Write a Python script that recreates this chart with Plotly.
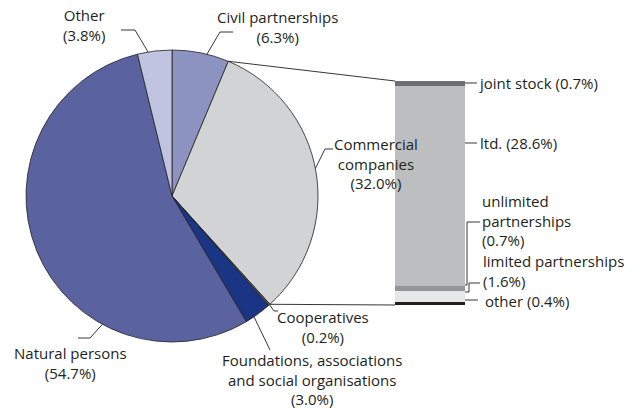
import math
import plotly.graph_objects as go

# Legal form of entities, pie read clockwise from 12 o'clock
PIE_LABELS = ["Civil partnerships", "Commercial companies", "Cooperatives",
              "Foundations, associations and social organisations",
              "Natural persons", "Other"]
PIE_VALUES = [6.3, 32.0, 0.2, 3.0, 54.7, 3.8]
PIE_COLORS = ["#8d93c1", "#d1d3d4", "#58595b", "#1b3585", "#5a63a0", "#c1c4e1"]

# Breakdown of commercial companies, top to bottom
BAR_LABELS = ["joint stock", "ltd.", "unlimited partnerships",
              "limited partnerships", "other"]
BAR_VALUES = [0.7, 28.6, 0.7, 1.6, 0.4]
BAR_COLORS = ["#6d6e71", "#bcbec0", "#939598", "#e6e7e8", "#231f20"]

W, H = 633, 409
CX, CY, R = 172, 196, 146              # pie centre / radius in px
BX0, BX1, BY0, BY1 = 395, 465, 81, 305  # stacked bar box in px
FONT = "Open Sans"
TXT = "#231f20"
FS = 15


def P(x, y):
    return x / W, 1 - y / H


def edge(i, f):
    cum = sum(PIE_VALUES[:i]) + f * PIE_VALUES[i]
    a = 2 * math.pi * cum / sum(PIE_VALUES)
    return CX + R * math.sin(a), CY - R * math.cos(a)


def pct(v):
    return f"({v:.1f}%)"


fig = go.Figure()

fig.add_trace(go.Pie(
    labels=PIE_LABELS, values=PIE_VALUES, sort=False, direction="clockwise",
    rotation=0, textinfo="none", showlegend=False,
    marker=dict(colors=PIE_COLORS, line=dict(color="#231f20", width=0.8)),
    domain=dict(x=[(CX - R) / W, (CX + R) / W],
                y=[1 - (CY + R) / H, 1 - (CY - R) / H]),
))

# stacked bar, drawn bottom-up
for lbl, val, col in reversed(list(zip(BAR_LABELS, BAR_VALUES, BAR_COLORS))):
    fig.add_trace(go.Bar(x=["Commercial companies"], y=[val], name=lbl,
                         marker=dict(color=col, line=dict(width=0)),
                         showlegend=False))

shapes, annos = [], []


def poly(pts, width=0.9):
    d = ""
    for k, (x, y) in enumerate(pts):
        px, py = P(x, y)
        d += ("M" if k == 0 else "L") + f"{px:.5f},{py:.5f} "
    shapes.append(dict(type="path", path=d, xref="paper", yref="paper",
                       line=dict(color=TXT, width=width)))


def text(lines, x, yc, anchor="center"):
    # one annotation per label, yc = vertical centre of the block
    px, py = P(x, yc)
    annos.append(dict(text="<br>".join(lines), x=px, y=py,
                      xref="paper", yref="paper", align=anchor,
                      xanchor=anchor, yanchor="middle", showarrow=False,
                      borderpad=0,
                      font=dict(family=FONT, size=FS, color=TXT)))


# connector lines pie -> bar
poly([edge(1, 0), (BX0, BY0)])
poly([edge(1, 1), (BX0, BY1)])

# pie labels
v = PIE_VALUES
text(["Civil partnerships", pct(v[0])], 277, 27)
poly([edge(0, 0.61), (220, 32), (233, 32)])
text(["Commercial", "companies", pct(v[1])], 376, 163)
poly([edge(1, 0.49), (325, 149), (333, 149)])
text(["Cooperatives", pct(v[2])], 323, 327)
poly([edge(2, 0.3), (274, 311), (278, 311)])
text(["Foundations, associations", "and social organisations", pct(v[3])],
     312, 379)
poly([edge(3, 0.67), (270, 350)])
text(["Natural persons", pct(v[4])], 70, 363)
poly([edge(4, 0.3), (90, 338), (78, 338)])
text(["Other", pct(v[5])], 84, 25)
poly([edge(5, 0.31), (135, 30), (121, 30)])

# bar labels
b = BAR_VALUES
text([f"joint stock {pct(b[0])}"], 478, 83, "left")
poly([(BX1, 83), (477, 83)])
text([f"ltd. {pct(b[1])}"], 479, 143, "left")
poly([(BX1, 143), (477, 143)])
text(["unlimited", "partnerships", pct(b[2])], 481, 220.5, "left")
poly([(BX1, 285), (467, 285), (467, 222), (480, 222)])
text(["limited partnerships", pct(b[3])], 482, 270.5, "left")
poly([(BX1, 292), (469, 292), (469, 283), (480, 283)])
text([f"other {pct(b[4])}"], 484, 301, "left")
poly([(BX1, 300), (478, 300)])

fig.update_layout(
    width=W, height=H, margin=dict(l=0, r=0, t=0, b=0),
    paper_bgcolor="white", plot_bgcolor="rgba(0,0,0,0)",
    barmode="stack", bargap=0,
    xaxis=dict(domain=[BX0 / W, BX1 / W], range=[-0.5, 0.5], visible=False),
    yaxis=dict(domain=[1 - BY1 / H, 1 - BY0 / H], range=[0, sum(BAR_VALUES)],
               visible=False),
    font=dict(family=FONT, color=TXT),
    shapes=shapes, annotations=annos,
)

# drop the default 8px page margin so the figure sits at the window origin
fig.write_html("out.html", config={"displayModeBar": False},
               post_script="document.body.style.margin='0';")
· · ·
### PROBLEM DETAILS
Set the lines above down again, word for word, from the first through the one containing "import plotly.graph_objects as go"; pictures excluded.

### WRITTEN RESPONSE
Write a Python script that recreates this chart with Plotly.
import math
import plotly.graph_objects as go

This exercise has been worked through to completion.